I’m not a deep student of the postmodern critique. I recognize that the critique offered by Derrida and Foucault and others has a lot of validity. However, I think a lot was overlooked. Some of the deeper things in philosophy that go back, way back, and speak to the human connections across cultures, can be very powerful. The postmodern critique overvalued cultural relativity and missed the point on epistemology, saying it was always corrupted by issues of power, et cetera. Maybe a lot of that is true. But if you can get deep enough — and this is where a spiritual practice comes in — if you can enter into a deep enough state of silence, what one can encounter there is shared by, perhaps, all humans.

R. Whittaker. Trona, 2002.

R. Whittaker. Trona, 2002.

Would you say that the practice of conversation, in your mind, is part of a spiritual discipline for nourishing authentic art?

That’s a beautiful question. As a matter of fact, I really appreciate your questions. I think that to really listen to another person and have a conversation is a deep thing, and something that’s mostly missing in ordinary discourse among people. Giving someone your focused, non-judgmental attention is special and powerful. Many people, maybe most of us, long for that kind of listener.

How might your work create something valuable from experience? What does human discourse mean for you?

The very exchange we’re having is a demonstration of what can come from a conversation. I couldn’t create this by myself and maybe you couldn’t create it by yourself, either. But between us, SOMETHING is appearing. I’m being given something by what you’re articulating and by the questions you’re asking.

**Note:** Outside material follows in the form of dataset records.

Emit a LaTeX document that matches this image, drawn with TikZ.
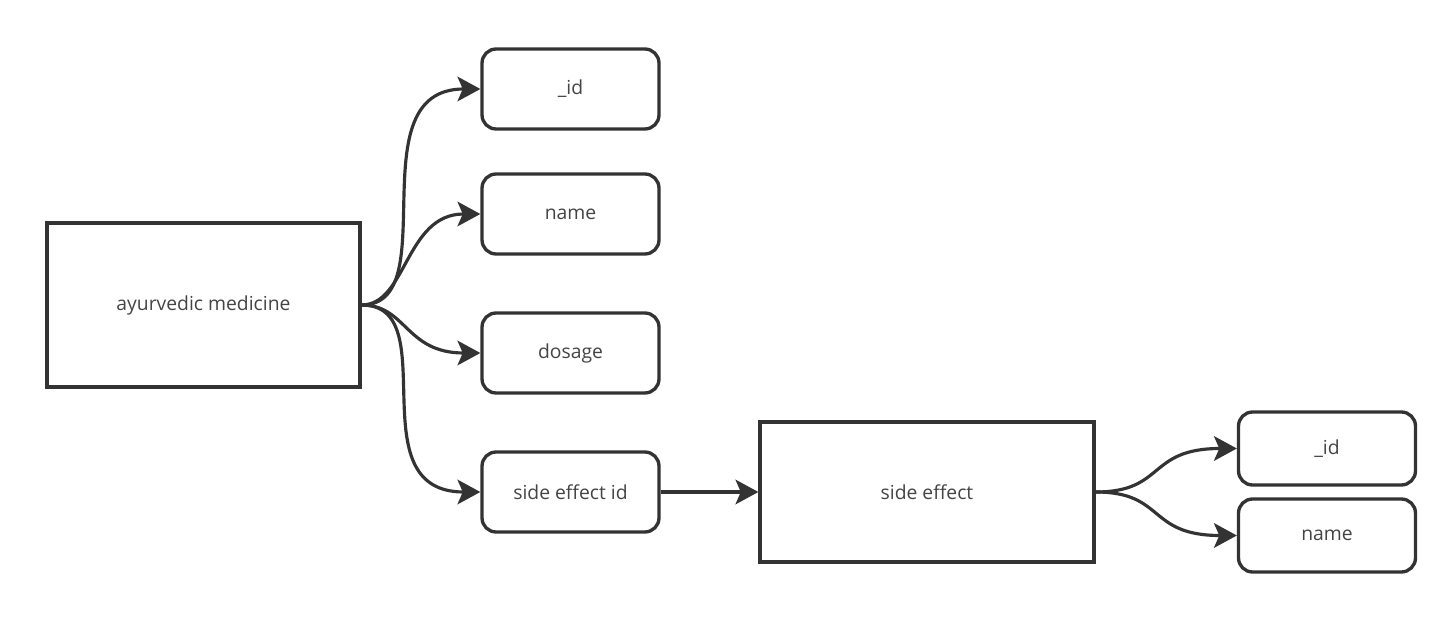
\documentclass[tikz,border=0pt]{standalone}
\usepackage{fontspec}
\setmainfont{Open Sans}
\usepackage{xcolor}
\usetikzlibrary{arrows.meta, positioning}
\definecolor{edgegray}{HTML}{333333}
\definecolor{textgray}{HTML}{444444}

\begin{document}
\begin{tikzpicture}[x=0.02cm, y=-0.02cm,
    entity/.style={draw=edgegray, line width=1.9pt, rectangle, text=textgray, inner sep=0pt},
    attr/.style={draw=edgegray, line width=1.9pt, rounded corners=8pt, text=textgray,
        minimum width=3.54cm, minimum height=1.6cm, inner sep=0pt},
    link/.style={draw=edgegray, line width=1.8pt, -{Stealth[length=13pt, width=14pt, inset=3pt]}},
    font=\fontsize{11}{13}\selectfont]
\useasboundingbox (0,0) rectangle (1454,621);

% Medicine and its fields
\node[entity, minimum width=6.26cm, minimum height=3.28cm] (med) at (203.5,305) {ayurvedic medicine};
\node[attr] (medid) at (570.5,89) {\_id};
\node[attr] (medname) at (570.5,214) {name};
\node[attr] (dosage) at (570.5,353) {dosage};
\node[attr] (seid) at (570.5,492) {side effect id};

% Side effect and its fields
\node[entity, minimum width=6.68cm, minimum height=2.8cm] (se) at (927,492) {side effect};
\node[attr, minimum height=1.46cm] (sefid) at (1327,448.5) {\_id};
\node[attr, minimum height=1.46cm] (sename) at (1327,535.5) {name};

% Connectors
\draw[link] (med.east) .. controls +(85,0) and +(-125,0) .. (medid.west);
\draw[link] (med.east) .. controls +(45,0) and +(-75,0) .. (medname.west);
\draw[link] (med.east) .. controls +(45,0) and +(-75,0) .. (dosage.west);
\draw[link] (med.east) .. controls +(85,0) and +(-125,0) .. (seid.west);
\draw[link] (seid.east) -- (se.west);
\draw[link] (se.east) .. controls +(70,0) and +(-90,0) .. (sefid.west);
\draw[link] (se.east) .. controls +(70,0) and +(-90,0) .. (sename.west);
\end{tikzpicture}
\end{document}
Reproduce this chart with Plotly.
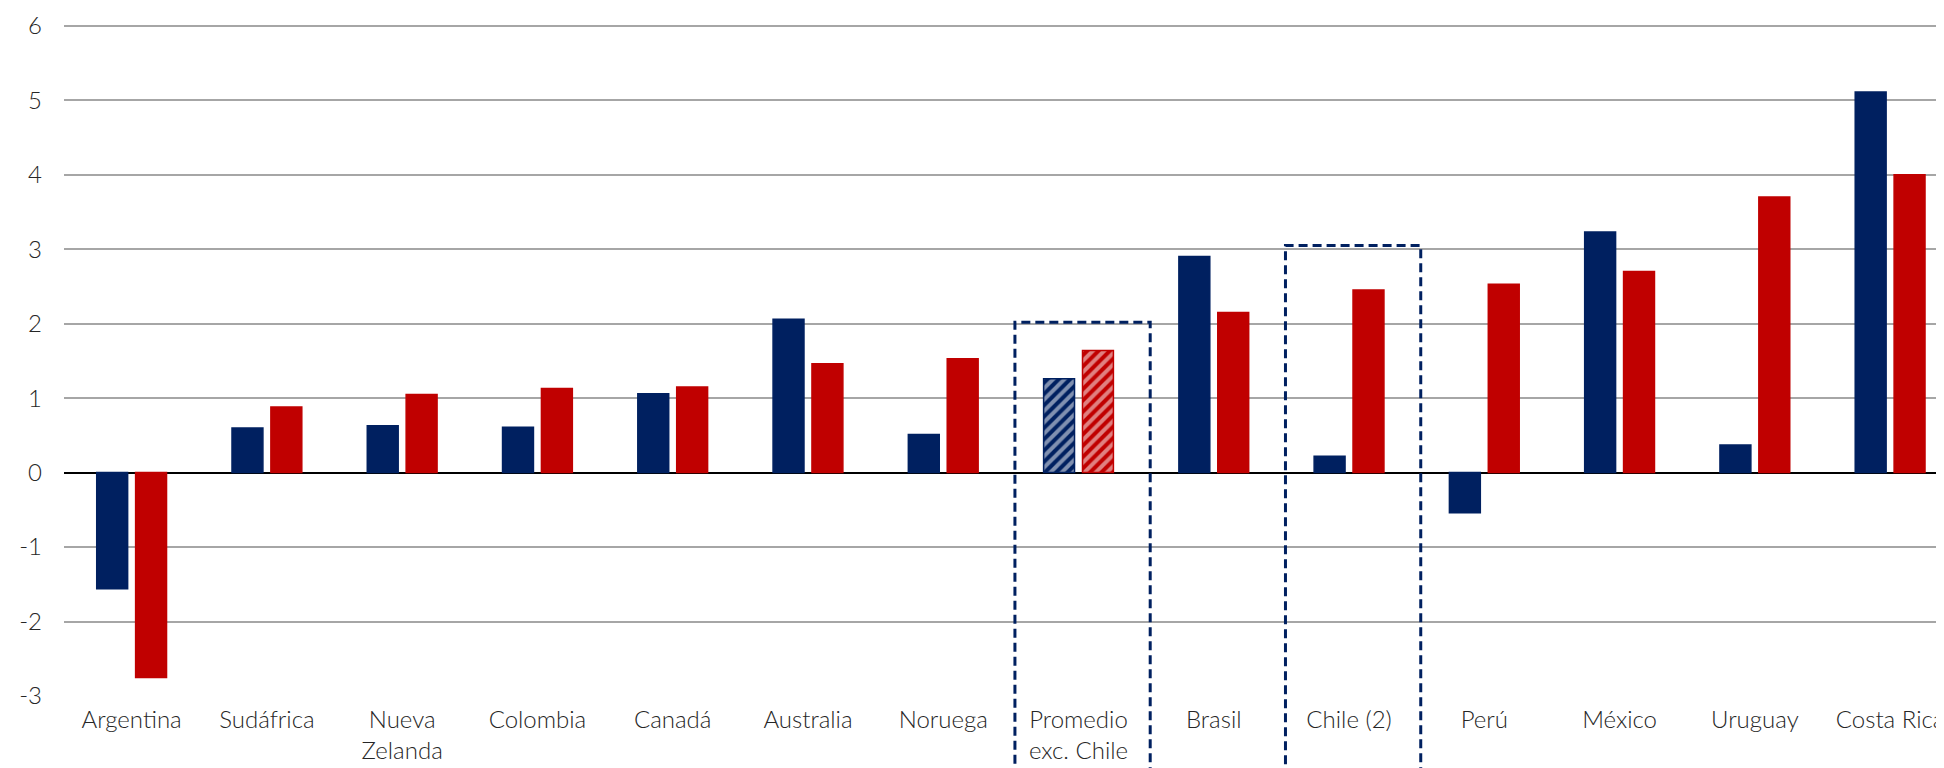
import plotly.graph_objects as go

categories = ["Argentina", "Sudáfrica", "Nueva<br>Zelanda", "Colombia", "Canadá", "Australia",
              "Noruega", "Promedio<br>exc. Chile", "Brasil", "Chile (2)", "Perú", "México",
              "Uruguay", "Costa Rica"]
serie_azul = [-1.56, 0.60, 0.63, 0.61, 1.06, 2.06, 0.51, 1.26, 2.90, 0.22, -0.54, 3.23, 0.37, 5.11]
serie_roja = [-2.75, 0.88, 1.05, 1.13, 1.15, 1.46, 1.53, 1.64, 2.15, 2.45, 2.53, 2.70, 3.70, 4.00]
y_ticks = [-3, -2, -1, 0, 1, 2, 3, 4, 5, 6]
y_ticktext = ["-3", "-2", "-1", "0", "1", "2", "3", "4", "5", "6"]
hatched_category = "Promedio<br>exc. Chile"
box_categories = ["Promedio<br>exc. Chile", "Chile (2)"]
box_tops = [2.02, 3.05]

NAVY = "#002060"
RED = "#C00000"
FONT = dict(family="Lato, 'Open Sans', sans-serif", size=24, color="#262626", weight=300)

ymin, ymax = -3, 6.05
patterns = ["/" if c == hatched_category else "" for c in categories]

fig = go.Figure()
for vals, col, off in [(serie_azul, NAVY, -0.258), (serie_roja, RED, 0.0295)]:
    fig.add_trace(go.Bar(
        x=categories, y=vals, width=0.2285, offset=off,
        marker=dict(color=col, line=dict(color=col, width=1.5),
                    pattern=dict(shape=patterns, fillmode="overlay", fgcolor="white",
                                 size=8, solidity=0.5)),
        showlegend=False, hoverinfo="skip"))

for cat, top in zip(box_categories, box_tops):
    i = categories.index(cat)
    fig.add_shape(type="rect", xref="x", yref="paper",
                  x0=i - 0.47, x1=i + 0.53,
                  y0=-0.5, y1=(top - ymin) / (ymax - ymin),
                  line=dict(color=NAVY, width=3, dash="9px,5px"),
                  fillcolor="rgba(0,0,0,0)", layer="above")

fig.update_layout(
    width=1936, height=760,
    margin=dict(l=56, r=0, t=14, b=72),
    plot_bgcolor="white", paper_bgcolor="white",
    font=FONT, barmode="overlay",
    xaxis=dict(type="category", range=[-0.5, 13.354], showgrid=False, ticks="",
               showline=False, tickfont=FONT, ticklabelstandoff=7),
    yaxis=dict(range=[ymin, ymax], tickvals=y_ticks, ticktext=y_ticktext, showgrid=True,
               gridcolor="#a6a6a6", gridwidth=1.5, zeroline=True,
               zerolinecolor="black", zerolinewidth=1.5, ticks="",
               showline=False, tickfont=FONT, ticklabelstandoff=21),
)

fig.write_html("out.html")
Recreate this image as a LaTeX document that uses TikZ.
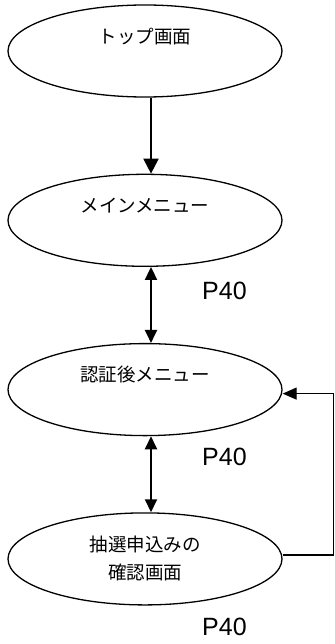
\documentclass[tikz,border=0pt]{standalone}
\usepackage{fontspec}
\setmainfont{Liberation Sans}
\newfontfamily\jpfont{Noto Sans CJK JP}
\usepackage{tikz}
\usetikzlibrary{arrows.meta,positioning,shapes.geometric}
\tikzset{
  screen/.style={draw,ellipse,line width=1.3bp,minimum width=274bp,minimum height=92bp,inner sep=2bp,align=center,font=\jpfont\fontsize{18.5bp}{28bp}\selectfont},
  flow/.style={-{Triangle[length=15bp,width=15bp]},line width=2bp},
  both/.style={{Triangle[length=13bp,width=12bp]}-{Triangle[length=13bp,width=12bp]},line width=2bp},
  back/.style={-{Triangle[length=14bp,width=12bp]},line width=1.3bp},
  page/.style={font=\fontsize{25bp}{30bp}\selectfont,inner sep=0pt}
}

\begin{document}
\begin{tikzpicture}[x=1bp,y=-1bp,node distance=76bp]
  \useasboundingbox (0,0) rectangle (334,644);
  \node[screen] (top) at (145,51) {\raisebox{3bp}{トップ画面}\\\mbox{}};
  \node[screen,below=of top] (main) {\raisebox{3bp}{メインメニュー}\\\mbox{}};
  \node[screen,below=of main] (auth) {\raisebox{3bp}{認証後メニュー}\\\mbox{}};
  \node[screen,below=of auth] (conf) {\raisebox{3bp}{抽選申込みの}\\\raisebox{3bp}{確認画面}};

  \draw[flow] ([xshift=6bp]top.south) -- ([xshift=6bp]main.north);
  \draw[both] ([xshift=6bp]main.south) -- ([xshift=6bp]auth.north);
  \draw[both] ([xshift=6bp]auth.south) -- ([xshift=6bp]conf.north);
  \draw[back] ([yshift=4bp]conf.east) -- ++(50.5,0) |- ([yshift=-4bp]auth.east);

  % page references
  \node[page,below right=15bp and 57bp of main.south] (p1) {P40};
  \node[page,below right=12bp and 57bp of auth.south] (p2) {P40};
  \node[page,below right=12bp and 57bp of conf.south] (p3) {P40};
\end{tikzpicture}
\end{document}
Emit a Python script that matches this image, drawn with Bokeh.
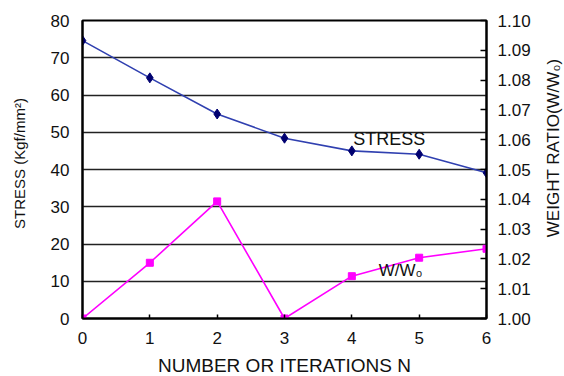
import math
from bokeh.plotting import figure
from bokeh.layouts import row
from bokeh.models import Range1d, LinearAxis, FixedTicker, PrintfTickFormatter, ColumnDataSource, Label
from bokeh.core.properties import value
from bokeh.embed import file_html
from bokeh.resources import INLINE

iterations = [0, 1, 2, 3, 4, 5, 6]
stress = [74.6, 64.6, 54.9, 48.4, 45.0, 44.1, 39.1]
weight_ratio = [1.000, 1.0187, 1.0393, 1.000, 1.0142, 1.0204, 1.0234]
stress_ticks = [0, 10, 20, 30, 40, 50, 60, 70, 80]
ratio_ticks = [1.00, 1.01, 1.02, 1.03, 1.04, 1.05, 1.06, 1.07, 1.08, 1.09, 1.10]
x_ticks = [0, 1, 2, 3, 4, 5, 6]
left_title = ["STRESS (Kgf/mm²)"]
right_title = ["WEIGHT RATIO(W/W₀)"]

FONT = "Liberation Sans"

p = figure(frame_width=404, frame_height=298, min_border_left=52, min_border_right=56,
           min_border_top=20, min_border_bottom=50,
           x_range=Range1d(0, 6), y_range=Range1d(0, 80),
           output_backend="svg", toolbar_location=None)
p.extra_y_ranges = {"w": Range1d(1.00, 1.10)}

p.outline_line_color = "black"
p.outline_line_width = 2
p.xgrid.visible = False
p.ygrid.ticker = FixedTicker(ticks=stress_ticks)
p.ygrid.grid_line_color = "#222222"
p.ygrid.grid_line_width = 1.6

# left axis
ya = p.yaxis[0]
ya.ticker = FixedTicker(ticks=stress_ticks)
ya.major_tick_in = 0
ya.major_tick_out = 0
ya.minor_tick_in = 0
ya.minor_tick_out = 0
ya.major_label_standoff = 13

# bottom axis
xa = p.xaxis[0]
xa.ticker = FixedTicker(ticks=x_ticks)
xa.major_tick_in = 4
xa.major_tick_out = 0
xa.minor_tick_in = 0
xa.minor_tick_out = 0
xa.axis_label = "NUMBER OR ITERATIONS N"
xa.major_label_standoff = 13
xa.axis_label_standoff = 8

# right axis (ticks + labels)
ra = LinearAxis(y_range_name="w", ticker=FixedTicker(ticks=ratio_ticks),
                formatter=PrintfTickFormatter(format="%.2f"))
ra.major_tick_in = 6
ra.major_tick_out = 0
ra.minor_tick_in = 0
ra.minor_tick_out = 0
ra.major_label_standoff = 11
p.add_layout(ra, "right")

for ax in [ya, xa, ra]:
    ax.axis_line_color = "black"
    ax.axis_line_width = 2
    ax.major_tick_line_color = "black"
    ax.major_tick_line_width = 1.5
    ax.major_label_text_font = FONT
    ax.major_label_text_font_size = "17px"
    ax.major_label_text_color = "#111111"
    ax.axis_label_text_font = FONT
    ax.axis_label_text_font_size = "16px"
    ax.axis_label_text_font_style = "normal"
    ax.axis_label_text_color = "#111111"
xa.axis_label_text_font_size = "19px"

src_s = ColumnDataSource(dict(x=iterations, y=stress))
src_w = ColumnDataSource(dict(x=iterations, y=weight_ratio))

p.line("x", "y", source=src_s, line_color="#3040b0", line_width=1.6)
p.scatter("x", "y", source=src_s, marker="diamond", size=10, fill_color="#000070", line_color="#000070")

p.line("x", "y", source=src_w, y_range_name="w", line_color="#ff00ff", line_width=1.6)
p.scatter("x", "y", source=src_w, y_range_name="w", marker="square", size=7,
          fill_color="#ff00ff", line_color="#ff00ff")

p.add_layout(Label(x=4.02, y=45.5, text="STRESS", text_font=FONT, text_font_size="18px",
                   text_color="#111111", text_baseline="bottom", text_align="left"))
p.add_layout(Label(x=4.40, y=10.3, text="W/W₀", text_font=FONT, text_font_size="17px",
                   text_color="#111111", text_baseline="bottom", text_align="left"))


def title_strip(width, x, y, label, size):
    s = figure(frame_width=width, frame_height=298, min_border_left=0, min_border_right=0,
               min_border_top=20, min_border_bottom=50,
               x_range=Range1d(0, 1), y_range=Range1d(0, 80),
               x_axis_type=None, y_axis_type=None,
               output_backend="svg", toolbar_location=None)
    s.grid.visible = False
    s.outline_line_color = None
    s.text(x=[x], y=[y], text=label, angle=math.pi / 2,
           text_align="center", text_baseline="middle",
           text_font=value(FONT), text_font_size=size, text_color="#111111")
    return s


p0 = title_strip(30, 0.617, 41.6, left_title, "15px")   # left axis title
p2 = title_strip(22, 0.5, 45.8, right_title, "17px")    # right axis title

layout = row(p0, p, p2)
open("out.html", "w").write(file_html(layout, INLINE))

My own experience shows that the unconscious is involved in the creation of every issue of the magazine.

A remarkable artist (Pat Becincasa), whom I recently interviewed, used the phrase “when you come down that cosmic baby chute into existence,” just in the middle of a sentence, and kept on talking. She had another phrase, too, “We all live in shadows and smoke.” That’s poetic and true. Our dialog helped each of us, I think.

Do you look for a person with certain qualities — as if for your magazine’s archetypal hero? In the most recent issue, for instance. It features Davis (Dimock) and Petra (Wolf) — how very different they are! Davis wants to be with his rocks and doesn’t want to go anywhere, whereas Petra never wants to stop. She wants to go everywhere. But they’re both your heroes.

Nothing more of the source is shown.